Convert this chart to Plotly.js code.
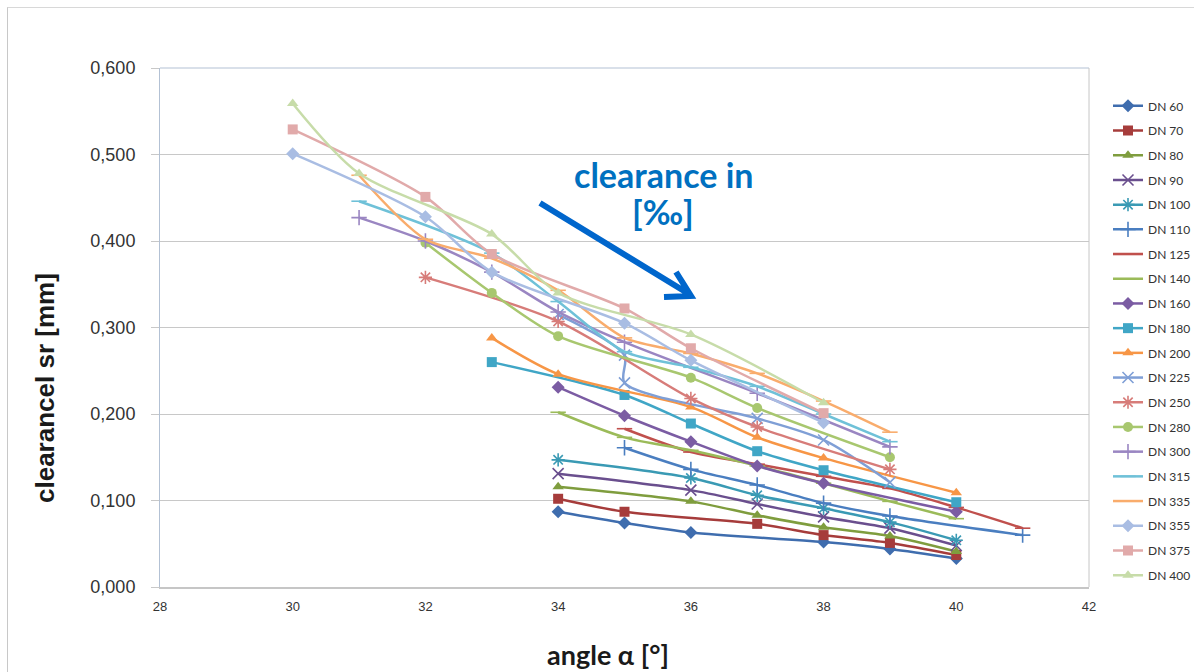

+-------+

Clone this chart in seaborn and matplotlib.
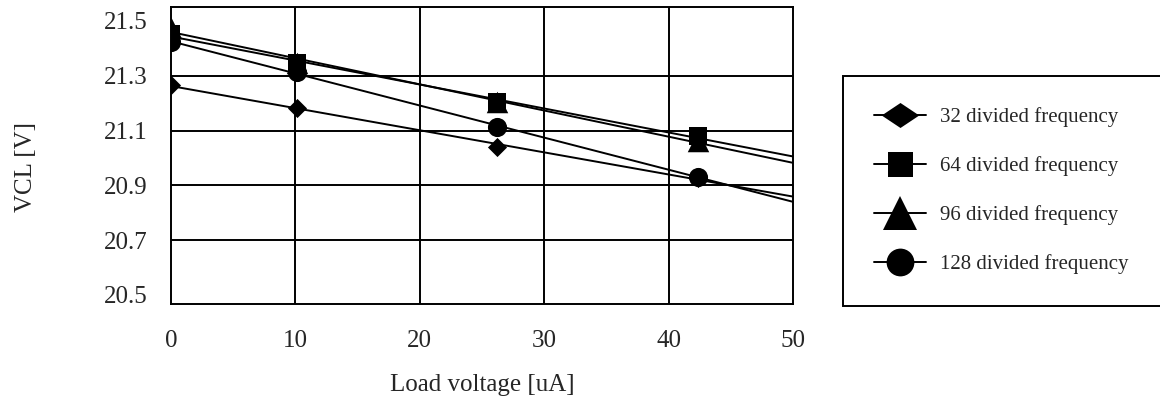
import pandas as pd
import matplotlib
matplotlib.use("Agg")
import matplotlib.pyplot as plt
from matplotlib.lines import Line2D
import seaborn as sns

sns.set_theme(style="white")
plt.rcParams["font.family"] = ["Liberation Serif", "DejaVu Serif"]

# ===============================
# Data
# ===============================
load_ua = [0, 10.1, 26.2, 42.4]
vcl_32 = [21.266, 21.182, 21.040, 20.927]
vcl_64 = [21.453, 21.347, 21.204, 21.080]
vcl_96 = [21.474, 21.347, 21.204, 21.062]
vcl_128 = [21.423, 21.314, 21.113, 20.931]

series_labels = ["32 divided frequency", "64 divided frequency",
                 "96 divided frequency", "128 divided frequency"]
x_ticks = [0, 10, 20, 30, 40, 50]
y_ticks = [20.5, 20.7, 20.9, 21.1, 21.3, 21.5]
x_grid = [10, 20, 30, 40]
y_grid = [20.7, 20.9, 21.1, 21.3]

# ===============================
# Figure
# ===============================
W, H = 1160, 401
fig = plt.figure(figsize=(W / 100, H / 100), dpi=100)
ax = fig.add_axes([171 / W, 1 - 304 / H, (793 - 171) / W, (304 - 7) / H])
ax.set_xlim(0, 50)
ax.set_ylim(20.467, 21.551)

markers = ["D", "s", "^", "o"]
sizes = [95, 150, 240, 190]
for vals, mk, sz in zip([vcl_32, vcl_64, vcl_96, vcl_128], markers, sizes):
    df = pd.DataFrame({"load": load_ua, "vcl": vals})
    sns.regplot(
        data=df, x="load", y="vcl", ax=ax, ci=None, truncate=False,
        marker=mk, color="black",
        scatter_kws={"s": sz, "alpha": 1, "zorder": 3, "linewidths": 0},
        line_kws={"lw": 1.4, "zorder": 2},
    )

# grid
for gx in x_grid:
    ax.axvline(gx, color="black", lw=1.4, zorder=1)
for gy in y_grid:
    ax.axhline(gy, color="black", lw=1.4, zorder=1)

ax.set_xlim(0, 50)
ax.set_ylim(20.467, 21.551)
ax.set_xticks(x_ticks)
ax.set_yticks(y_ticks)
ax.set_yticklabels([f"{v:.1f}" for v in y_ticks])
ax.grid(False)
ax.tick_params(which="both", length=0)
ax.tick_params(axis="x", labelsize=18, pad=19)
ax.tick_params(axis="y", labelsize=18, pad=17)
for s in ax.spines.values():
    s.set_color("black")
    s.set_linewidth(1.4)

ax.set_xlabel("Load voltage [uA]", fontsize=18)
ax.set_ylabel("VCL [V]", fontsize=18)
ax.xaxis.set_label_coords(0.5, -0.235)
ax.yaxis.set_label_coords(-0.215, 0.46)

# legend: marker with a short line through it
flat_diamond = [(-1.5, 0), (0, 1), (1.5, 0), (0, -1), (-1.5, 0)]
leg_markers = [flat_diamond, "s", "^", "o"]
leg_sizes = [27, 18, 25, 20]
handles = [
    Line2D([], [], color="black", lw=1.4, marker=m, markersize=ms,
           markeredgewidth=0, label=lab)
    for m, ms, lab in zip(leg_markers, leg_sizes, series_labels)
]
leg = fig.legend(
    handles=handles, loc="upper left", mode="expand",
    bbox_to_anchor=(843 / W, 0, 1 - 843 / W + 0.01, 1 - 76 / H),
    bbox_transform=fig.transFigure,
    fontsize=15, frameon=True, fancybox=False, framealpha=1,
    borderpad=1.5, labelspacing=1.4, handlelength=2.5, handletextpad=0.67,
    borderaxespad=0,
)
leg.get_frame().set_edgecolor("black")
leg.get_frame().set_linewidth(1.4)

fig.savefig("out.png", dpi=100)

+-------+

== What is expected ==
Find every line that has "chart" in it, then return those lines.

== Task result ==
Convert this chart to Plotly.js code.
Clone this chart in seaborn and matplotlib.

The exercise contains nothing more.